On January 15, 1987, Galvin launched a long term quality program, called “The Six Sigma Quality Program”. The program was a corporate program which established Six Sigma as the required capability level to approach the standard of 3.4 DPMO. This new standard was to be used in everything, that is, in products, processes, services and administration. The Corporate Policy Committee of Motorola then updated their quality goal as follows:

 “Improve product and service quality ten times by 1989, and at least one hundred fold by 1991. Achieve Six Sigma capability by 1992. With a deep sense of urgency, Galvin spread dedication to quality to every facet of the corporation, and achieve a culture of continual improvement to assure Total Customer Satisfaction. There is only one ultimate goal: zero defects in everything we do.”

The revised corporate quality goal stated that everyone was responsible for and to each other regarding this objective. In addition, it affirmed that no one could assume she or he had done enough until the entire goal of Six Sigma was achieved company-wide. After implementing Six Sigma, in 1988, Motorola was among the first recipients of the Malcolm Baldrige National Quality Award. Since then, Six Sigma has constantly caught the attention of industry. However, at Motorola, Six Sigma was only a disciplined problem-solving methodology.

In 1988, at Unisys Corp. Harry discussed with Cliff Ames, one of Unisys’ plant managers, about how to leverage the Six Sigma technique throughout an organization and how to recognize the people who were equipped with Six Sigma tools. Since Ames was a lover of karate and Harry himself was a martial arts enthusiast, in some respects, they shared the same eastern martial arts philosophy. People in martial arts are incredibly skilled, have a precise command of tools, are very dedicated, and are very humble to learn. Based on this insight, Harry decided to designate those with Six Sigma skills as “Black Belt”.

In 1989, Galvin invited Harry to head up Motorola's Six Sigma Research Institute and challenged him to do “short cycle quality knowledge transfer and rapid dissemination of quality knowledge into a world-wide company”. Harry answered the challenge with Six Sigma implementation strategy that attempted to put quality tools into the hands of large numbers of workers and managers throughout the organization. From that moment, Six Sigma skills were not solely owned by quality engineers, but began to transfer from the quality department to the entire organization.

In 1993, at Asea Brown Boveri (ABB), Harry teamed with Richard Schroeder who later joined him to found Six Sigma Academy. Inspired by Kjell Magnuson, one of ABB’s business unit presidents, Harry realized that high level executives only focused on clear and quantifiable gains. Further, Harry recognized that it should not be quality first, but business first which will lead to the realization of quality.

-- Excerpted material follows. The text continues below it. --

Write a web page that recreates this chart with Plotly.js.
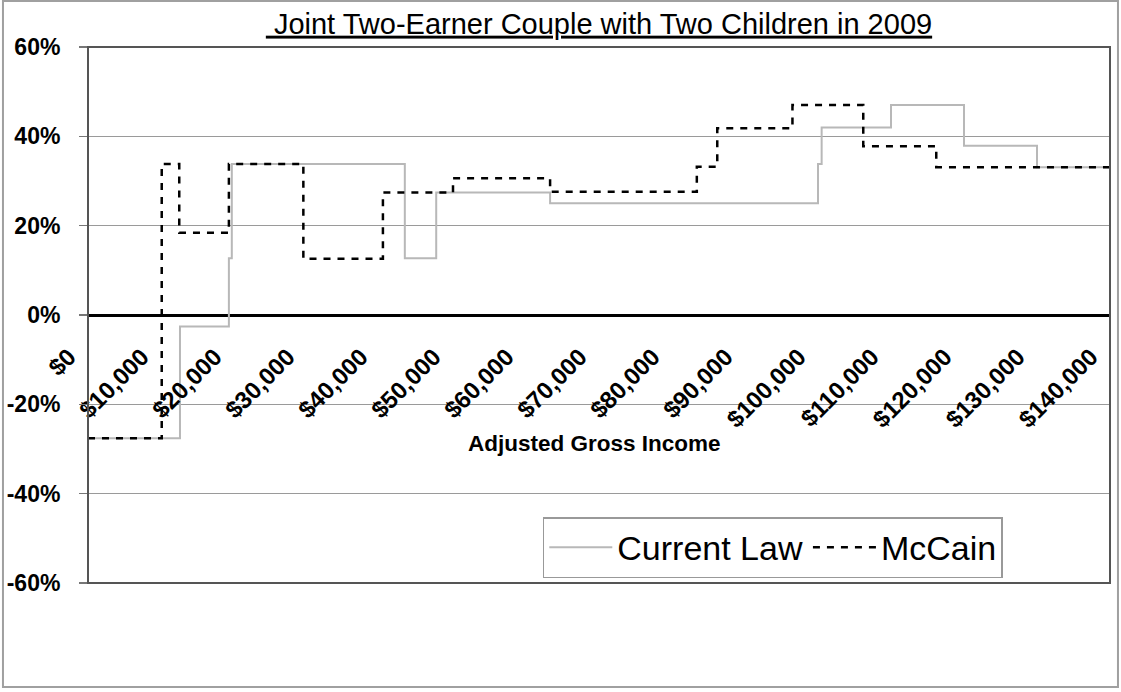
<!DOCTYPE html>
<html>
<head>
<meta charset="utf-8">
<script src="https://cdn.plot.ly/plotly-3.0.1.min.js"></script>
<style>
  html, body { margin: 0; padding: 0; background: #ffffff; }
  #chart { width: 1121px; height: 692px; }
</style>
</head>
<body>
<div id="chart"></div>
<script>
// Effective marginal rate (%) by adjusted gross income; each income is where a rate begins.
const currentLawIncome = [0, 12600, 19300, 19700, 43400, 47700, 63300, 100000, 100500, 110000, 120000, 130000, 140000];
const currentLawRate   = [-27.6, -2.6, 12.7, 33.8, 12.7, 27.4, 25.0, 33.8, 42.0, 47.0, 37.9, 33.1, 33.1];

const mccainIncome = [0, 10100, 12500, 19300, 29500, 40400, 50000, 63300, 83400, 86200, 96500, 106200, 116200, 140000];
const mccainRate   = [-27.6, 33.8, 18.4, 33.8, 12.6, 27.4, 30.6, 27.6, 33.2, 41.8, 47.0, 37.8, 33.1, 33.1];

const incomeTicks = [0, 10000, 20000, 30000, 40000, 50000, 60000, 70000, 80000, 90000, 100000, 110000, 120000, 130000, 140000];
const incomeTickLabels = ['$0', '$10,000', '$20,000', '$30,000', '$40,000', '$50,000', '$60,000', '$70,000',
                          '$80,000', '$90,000', '$100,000', '$110,000', '$120,000', '$130,000', '$140,000'];

const rateTicks = [-60, -40, -20, 0, 20, 40, 60];
const rateTickLabels = ['-60%', '-40%', '-20%', '0%', '20%', '40%', '60%'];

const FONT = 'Liberation Sans, Arial, sans-serif';

const traces = [
  {
    name: 'Current Law',
    x: currentLawIncome,
    y: currentLawRate,
    type: 'scatter',
    mode: 'lines',
    line: { shape: 'hv', color: '#b8b8b8', width: 2 }
  },
  {
    name: 'McCain',
    x: mccainIncome,
    y: mccainRate,
    type: 'scatter',
    mode: 'lines',
    line: { shape: 'hv', color: '#000000', width: 2.5, dash: '7px,7px' }
  }
];

const layout = {
  width: 1121,
  height: 692,
  paper_bgcolor: '#ffffff',
  plot_bgcolor: '#ffffff',
  margin: { l: 88, r: 11, t: 47, b: 109 },
  font: { family: FONT, color: '#000000' },
  title: {
    text: '<u>&nbsp;Joint Two-Earner Couple with Two Children in 2009</u>',
    xref: 'paper', x: 0.5, xanchor: 'center',
    yref: 'container', y: 0.966, yanchor: 'middle',
    font: { family: FONT, size: 29, color: '#000000' }
  },
  xaxis: {
    range: [0, 140000],
    anchor: 'free',
    position: 0.5,
    tickvals: incomeTicks,
    ticktext: incomeTickLabels,
    tickangle: -45,
    ticks: '',
    showgrid: false,
    zeroline: false,
    showline: false,
    ticklabelshift: -19,
    ticklabelstandoff: 22,
    tickfont: { family: FONT, size: 24, color: '#000000', weight: 'bold' }
  },
  yaxis: {
    range: [-60, 60],
    tickvals: rateTicks,
    ticktext: rateTickLabels,
    ticks: 'outside',
    ticklen: 8,
    tickwidth: 1.5,
    tickcolor: '#777777',
    showgrid: true,
    gridcolor: '#9a9a9a',
    gridwidth: 1.5,
    zeroline: true,
    zerolinecolor: '#000000',
    zerolinewidth: 3,
    showline: false,
    ticklabelstandoff: 14,
    tickfont: { family: FONT, size: 23, color: '#000000', weight: 'bold' }
  },
  legend: {
    orientation: 'h',
    x: 0.445, y: 0.123,
    xanchor: 'left', yanchor: 'top',
    bgcolor: '#ffffff',
    bordercolor: '#999999',
    borderwidth: 1.5,
    itemwidth: 63,
    font: { family: FONT, size: 34, color: '#000000' }
  },
  annotations: [
    {
      text: 'Adjusted Gross Income',
      xref: 'paper', yref: 'paper',
      x: 0.496, y: 0.261,
      xanchor: 'center', yanchor: 'middle',
      showarrow: false,
      font: { family: FONT, size: 22.5, color: '#000000', weight: 'bold' }
    }
  ],
  shapes: [
    // plot-area border
    {
      type: 'rect', xref: 'paper', yref: 'paper',
      x0: 0, x1: 1, y0: 0, y1: 1,
      line: { color: '#555555', width: 2 },
      layer: 'above'
    },
    // outer chart frame
    {
      type: 'rect', xref: 'paper', yref: 'paper',
      x0: -0.0832, x1: 1.0078, y0: -0.194, y1: 1.086,
      line: { color: '#a0a0a0', width: 2 },
      layer: 'below'
    }
  ],
  showlegend: true
};

Plotly.newPlot('chart', traces, layout, { displayModeBar: false, staticPlot: true });
</script>
</body>
</html>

In addition, from his Marine Corps experience, he understood the importance of tactics. To exploit the full power of Six Sigma by focusing on bottom-line results, Harry refined Six Sigma deployment tactics which included: Champion, Master Black Belt, Black Belt, and Green Belt.

At that time, enamored by Motorola's success, several other companies, such as Texas Instruments, began a similar pursuit. But, it wasn't until late 1993 that Six Sigma really began to transform business. That's the year that Harry and Schroeder moved to Allied Signal and its CEO, Larry Bossidy, decided to adopt Six Sigma.

By adequately selecting the right Six Sigma projects and promptly providing the right support for them, Bossidy suggested that high level executives should also understand Six Sigma tools. To respond to that, Harry developed a methodology for a leadership team to select high financial leverage projects. At Allied Signal, an entire system of leadership and support systems began to form around the statistical problem solving tools of Six Sigma.

Not long after Allied Signal began its pursuit of Six Sigma quality, Jack Welch, then Chairman and CEO of General Electric, influenced by Bossidy, then began to get interested in Six Sigma. In fact, before Six Sigma, according to Welch, neither he nor Bossidy quality enthusiasts. They felt the earlier quality programs were too heavy on slogans and light on results. In June 1995, Welch invited Bossidy to attend GE’s Corporate Executive Council meeting and share his experience with Six Sigma. After that meeting, GE conducted a cost-benefit analysis on Six Sigma implementation. The analysis showed that if GE, then running at three to four sigma quality level, were to raise its quality to six Sigma, the cost saving opportunity was somewhere between $7 billion and $10 billion. This amounted to a huge number - 10 to 15 percent of sales.

Then, in January 1996, teaming with Six Sigma Academy, Welch announced the launch of Six Sigma at GE. At that time, he called Six Sigma the most ambitious undertaking the company had ever taken on. He stated: “Quality can truly change GE from one of the great companies to absolutely the greatest company in world business.” Needless to say that when GE does something, it does it all the way. Welch said to GE’s Corporate Executives: “Everyone in this room must lead the quality charge. There can be no spectators on this. What took Motorola ten years, we must do in five - not through shortcuts, but in learning from others”. From that moment, Jack Welch became the global promoter of Six Sigma.

There are two important contributions from GE’s way of implementation to the evolution of Six Sigma. First, Welch demonstrated the great paradigm of leadership. Second, Welch backed the Six Sigma program up with a strong rewards system to show his commitment to it. GE changed its incentive compensation plan for the entire company so that 60 percent of the bonus was based on financials and 40 percent on Six Sigma results. The new system successfully attracted GE employees’ attentions to Six Sigma. Moreover, Six Sigma training had become a prerequisite for advancement up GE’s corporate ladder. Welch insisted that no one would be considered for a management job without at least a Green Belt training by the end of 1998.